The season was 1974-75, and the fledging New York Islanders had snared a post-season berth for the first time in their two-year existence. Facing the mighty New York Rangers in a best-of-five first-round series, the Islanders, in an effort to foster team unity and look a bit more intimidating to their nearby rivals, stopped applying blade to face and let the whiskers grow. Another tradition with, thankfully, a briefer life, which the Islanders began during that series owed its origin to the circus, which was in residence at Madison Square Garden while the two teams battled. Billy Harris, a forward with the Isles, gathered up some elephant dung in some plastic bags and gave the package to the team trainers for safekeeping. Once the upstart Isles dispatched the Rangers in three straight games, the beards and the elephant dung were along for the rest of the ride. Their surprising playoff roll continued when they roared back from a three-game deficit to defeat the Pittsburgh Penguins with four consecutive wins. The magic run eventually ended when the team lost the semi-finals in Game 7 to the Philadelphia Flyers. By that time, the beards had grown straggly and the elephant dung was extremely fragrant.

The beards, and the elephant dung, were both absent from the playoffs after 1975 and remained missing until 1980 when the Islanders, en route to four consecutive Stanley Cups, revived the tradition. When the Islander dynasty ended, the custom of the beards ended too, seemingly resigned to the category of an interesting oddity. Indeed, when the Edmonton Oilers defeated the Islanders for the Cup in 1984, they intentionally played with closely shaven faces in an effort to distance themselves from a superstition favored by the Islanders.

Again, the playoff beard went missing, this time for 11 years, until the New Jersey Devils put away their razors away for the Stanley Cup Playoffs in 1995.

“We seemed to adopt it, most of the players,” longtime New Jersey defenseman Ken Daneyko recalled. “I liked doing it. One of the big reasons was the way it made me look. I looked in the mirror and thought, ‘wow, I've got to clean up. I look like Grizzly Adams in the wilderness.’ I looked old and angry. I thought it was a good look for the playoffs.”

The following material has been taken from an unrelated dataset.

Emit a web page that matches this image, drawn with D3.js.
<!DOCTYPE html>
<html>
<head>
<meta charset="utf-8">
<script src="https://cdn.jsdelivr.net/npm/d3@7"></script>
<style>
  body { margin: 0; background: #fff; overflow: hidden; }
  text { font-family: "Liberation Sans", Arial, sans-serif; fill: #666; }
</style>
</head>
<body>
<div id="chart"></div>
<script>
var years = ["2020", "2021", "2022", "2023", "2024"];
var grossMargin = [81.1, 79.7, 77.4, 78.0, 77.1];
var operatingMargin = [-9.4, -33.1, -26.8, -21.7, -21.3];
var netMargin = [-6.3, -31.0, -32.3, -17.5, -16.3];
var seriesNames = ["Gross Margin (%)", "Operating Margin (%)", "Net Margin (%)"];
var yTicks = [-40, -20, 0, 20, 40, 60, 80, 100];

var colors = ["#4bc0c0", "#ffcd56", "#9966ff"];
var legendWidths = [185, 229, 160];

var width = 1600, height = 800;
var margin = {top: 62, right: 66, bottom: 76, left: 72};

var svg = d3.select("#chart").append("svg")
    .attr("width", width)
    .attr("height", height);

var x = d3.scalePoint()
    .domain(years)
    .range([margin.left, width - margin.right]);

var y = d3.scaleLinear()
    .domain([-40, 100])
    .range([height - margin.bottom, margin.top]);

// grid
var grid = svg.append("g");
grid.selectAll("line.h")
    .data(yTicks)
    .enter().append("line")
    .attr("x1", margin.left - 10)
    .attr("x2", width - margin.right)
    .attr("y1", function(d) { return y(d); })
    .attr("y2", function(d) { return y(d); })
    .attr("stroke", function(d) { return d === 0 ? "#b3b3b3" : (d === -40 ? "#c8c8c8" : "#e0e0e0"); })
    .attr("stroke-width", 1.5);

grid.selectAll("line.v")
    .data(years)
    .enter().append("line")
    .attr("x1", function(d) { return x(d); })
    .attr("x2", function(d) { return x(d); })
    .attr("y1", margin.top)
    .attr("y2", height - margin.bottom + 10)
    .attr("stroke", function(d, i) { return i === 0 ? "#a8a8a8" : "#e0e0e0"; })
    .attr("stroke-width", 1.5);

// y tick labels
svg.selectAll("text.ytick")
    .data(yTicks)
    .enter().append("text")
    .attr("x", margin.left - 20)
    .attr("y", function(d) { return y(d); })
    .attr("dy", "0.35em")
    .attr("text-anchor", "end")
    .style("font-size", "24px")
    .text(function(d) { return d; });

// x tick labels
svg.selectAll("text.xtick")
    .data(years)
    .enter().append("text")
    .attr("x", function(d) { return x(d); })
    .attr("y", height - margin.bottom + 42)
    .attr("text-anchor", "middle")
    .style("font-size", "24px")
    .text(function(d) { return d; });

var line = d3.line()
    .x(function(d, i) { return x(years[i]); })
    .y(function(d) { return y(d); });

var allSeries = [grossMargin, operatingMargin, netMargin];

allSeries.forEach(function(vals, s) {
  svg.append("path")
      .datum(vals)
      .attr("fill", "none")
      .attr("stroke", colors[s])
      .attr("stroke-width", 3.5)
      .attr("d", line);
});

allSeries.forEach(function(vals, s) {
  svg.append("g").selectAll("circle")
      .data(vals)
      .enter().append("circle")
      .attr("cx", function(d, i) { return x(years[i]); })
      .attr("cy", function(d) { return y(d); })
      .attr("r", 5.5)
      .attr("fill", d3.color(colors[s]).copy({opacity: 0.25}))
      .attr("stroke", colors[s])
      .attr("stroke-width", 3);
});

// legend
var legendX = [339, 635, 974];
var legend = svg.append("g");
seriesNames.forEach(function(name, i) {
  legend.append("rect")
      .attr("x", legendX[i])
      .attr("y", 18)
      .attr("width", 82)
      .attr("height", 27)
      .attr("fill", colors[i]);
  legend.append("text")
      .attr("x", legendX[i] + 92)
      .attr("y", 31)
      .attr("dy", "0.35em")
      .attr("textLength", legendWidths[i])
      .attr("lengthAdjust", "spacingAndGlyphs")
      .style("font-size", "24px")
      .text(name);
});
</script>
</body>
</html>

Since then, the beard has never looked back and growing one makes a variety of statements on behalf of the players. One important symbol is an indication of perseverance and unity. The players are all in this together, the beard announces, and nothing will stand in the way of their quest. Not comfort, not vanity, not family. Nothing matters except the pursuit of the Cup, which hopefully will last for the next two months. The beard stands as a symbol of just how much players will endure to win, since the playoffs normally stretch into the warm spring months when sporting an unkempt and itchy beard is about as appealing as being smashed head first into the boards.

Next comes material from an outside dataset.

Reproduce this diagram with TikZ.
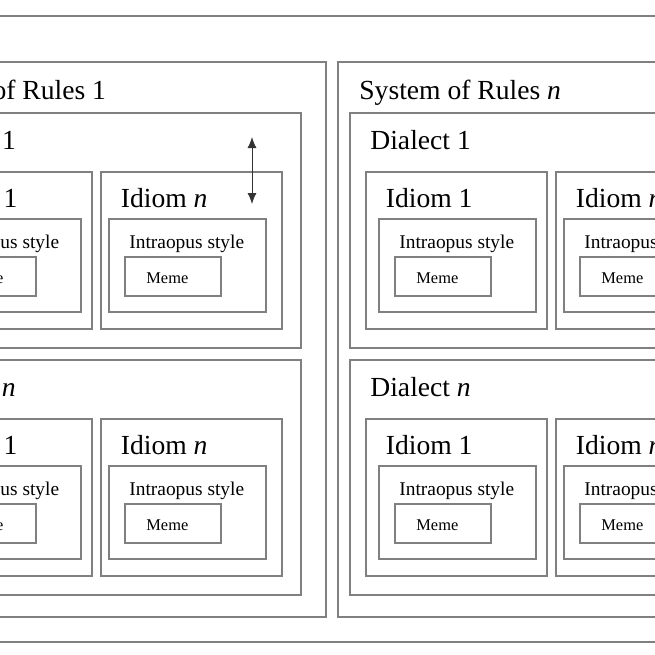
\documentclass[tikz,border=0pt]{standalone}
\usepackage{fontspec}
\setmainfont{Liberation Serif}
\usetikzlibrary{fit,arrows.meta}

\tikzset{
  frame/.style={draw=gray, line width=0.75pt, inner sep=0pt},
  bigtxt/.style={anchor=base west, inner sep=0pt, font=\fontsize{13.8}{16}\selectfont},
  midtxt/.style={anchor=base west, inner sep=0pt, font=\fontsize{9.7}{12}\selectfont},
  smalltxt/.style={anchor=base west, inner sep=0pt, font=\fontsize{8.2}{10}\selectfont},
}

\begin{document}
\begin{tikzpicture}[>={Latex[length=5.5pt,width=4.5pt]}, x=0.5pt, y=-0.5pt]

    \useasboundingbox (0,0) rectangle (655,655);
    \clip (0,0) rectangle (655,655);

    % outer frame
    \node[frame, fit={(-140,16) (800,642)}] (outer) {};

    % systems of rules
    \foreach \sx/\sid/\stxt in {-117/1/1, 338/n/\textit{n}} {
        \node[frame, fit={(\sx,62) (\sx+443,617)}] (sys\sid) {};
        \node[bigtxt] (sys\sid-t) at (\sx+21,99) {System of Rules \stxt};
        % dialects
        \foreach \dy/\did/\dtxt in {113/1/1, 360/n/\textit{n}} {
            \node[frame, fit={(\sx+12,\dy) (\sx+418,\dy+235)}] (dia\sid\did) {};
            \node[bigtxt] (dia\sid\did-t) at (\sx+32,\dy+36) {Dialect \dtxt};
            % idioms
            \foreach \ix/\ip/\iid/\itxt in {16/13/1/1, 206/8/n/\textit{n}} {
                \node[frame, fit={(\sx+12+\ix,\dy+59) (\sx+193+\ix,\dy+216)}] (idi\sid\did\iid) {};
                \node[bigtxt] (idi\sid\did\iid-t) at (\sx+31.5+\ix,\dy+94.5) {Idiom \itxt};
                \node[frame, fit={(\sx+12+\ix+\ip,\dy+106) (\sx+169+\ix+\ip,\dy+199)}] (sty\sid\did\iid) {};
                \node[midtxt] (sty\sid\did\iid-t) at (\sx+32+\ix+\ip,\dy+135) {Intraopus style};
                \node[frame, fit={(\sx+28+\ix+\ip,\dy+144) (\sx+124+\ix+\ip,\dy+183)}] (mem\sid\did\iid) {};
                \node[smalltxt] (mem\sid\did\iid-t) at (\sx+49+\ix+\ip,\dy+170) {Meme};
            }
        }
    }

    % two-way arrow
    \coordinate (up) at (252,137);
    \coordinate (dn) at (252,204);
    \draw[<->, line width=0.5pt, black!80] (up) -- (dn);

\end{tikzpicture}
\end{document}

In recent years, the playoff beard has grown beyond just the players and, in a display of solidarity, has expanded to the front office and fans. For team enthusiasts who have a boss that might frown upon the sporting of several months of unruly facial growth, there is now the “beardo”, a knitted hat with an attachment that covers the face like whiskers.

Women, too, have begun to participate by not shaving the hair on their legs for as long as their team remains alive in the playoffs.

Some players, restricted by youth to a more wispy facial growth, have begun to compensate for their peach fuzz by growing a playoff mullet. Patrick Kane of the Chicago Blackhawks grew one in response to the teasing of his teammates in 2010. Since the Blackhawks continued forward to claim the Stanley Cup, look for the emergence of the mullet to appear on several of the younger players this season.

Lately, the tradition of the playoff beard has spilled over into other sports, like the NFL and Major League Baseball. Additionally, members of the NBA and the Canadian Football League (CFL) have grown playoff beards and even members of the County Tyrone team of the All-Ireland Senior Gaelic Football League have gone shaveless as they sought to capture the all-important Sam Maguire Cup.

Everybody is getting in on the action. It’s time for the playoffs and the Lightning are in. So put on the jerseys, fill the St. Pete Times Forum and put away those razors. And may your playoff beards grow long and unruly.

And by the way, bringing elephant dung to the rink is probably better left in the past.

Welcome back to the playoffs Tampa Bay.